I enjoy archival photos because they vividly depict the physical landscape that once existed, as well as the many lives and people lived within their respective settlements. With Vancouver’s downtown public plazas, one sees people congregating around and within them, as an essential part of civic life. Each plaza either provides public art, green space, public seating, or all three, and allows people to linger, read books, eat lunch, enjoy a coffee, or talk to one another freely.

The photos are a reminder of how public spaces should be available for everyone to use and enjoy. This sparks reflection on how many downtown public plazas and spaces are being used like this today. Over time, the streets of downtown have changed dramatically, through rezoning and site redevelopment, sacrificing many public spaces along the way. Should this really be the case?

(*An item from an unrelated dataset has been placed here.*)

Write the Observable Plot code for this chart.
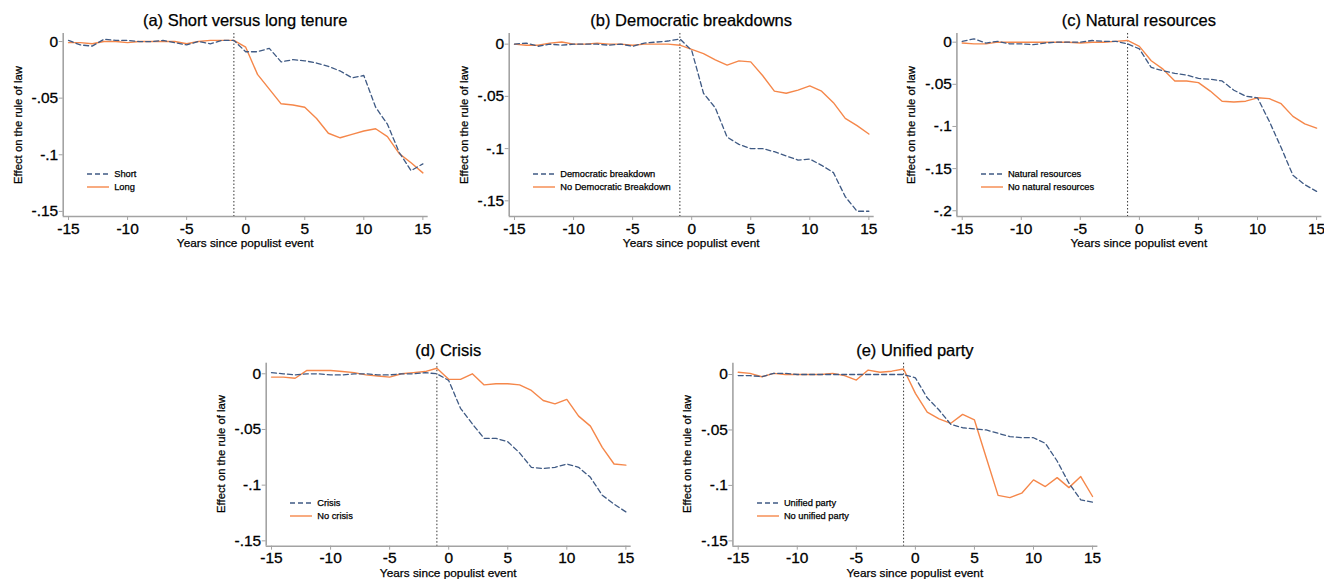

I recently took a walk around Downtown and visited some of the public sites captured in the archives. I know Vancouver’s weather is not the best year-round, however I could not help but notice a lack of people taking advantage of these spaces. Public plazas don’t appear as alive or thriving as they used to be. Is it because people have moved on and found new public spaces that are more attractive and appealing? Or could it be that these spaces no longer appear open to the public, but are increasingly becoming private spaces?

These are some of the questions I ask myself and continue to consider as the city transforms. It was an eye opening experience to take a look back and see how public plazas were built in the past and used by the public. We should all make it a goal to consider how public spaces can be protected in the city, and how they can be revitalized as part of the city’s future. Simply put: people need public spaces.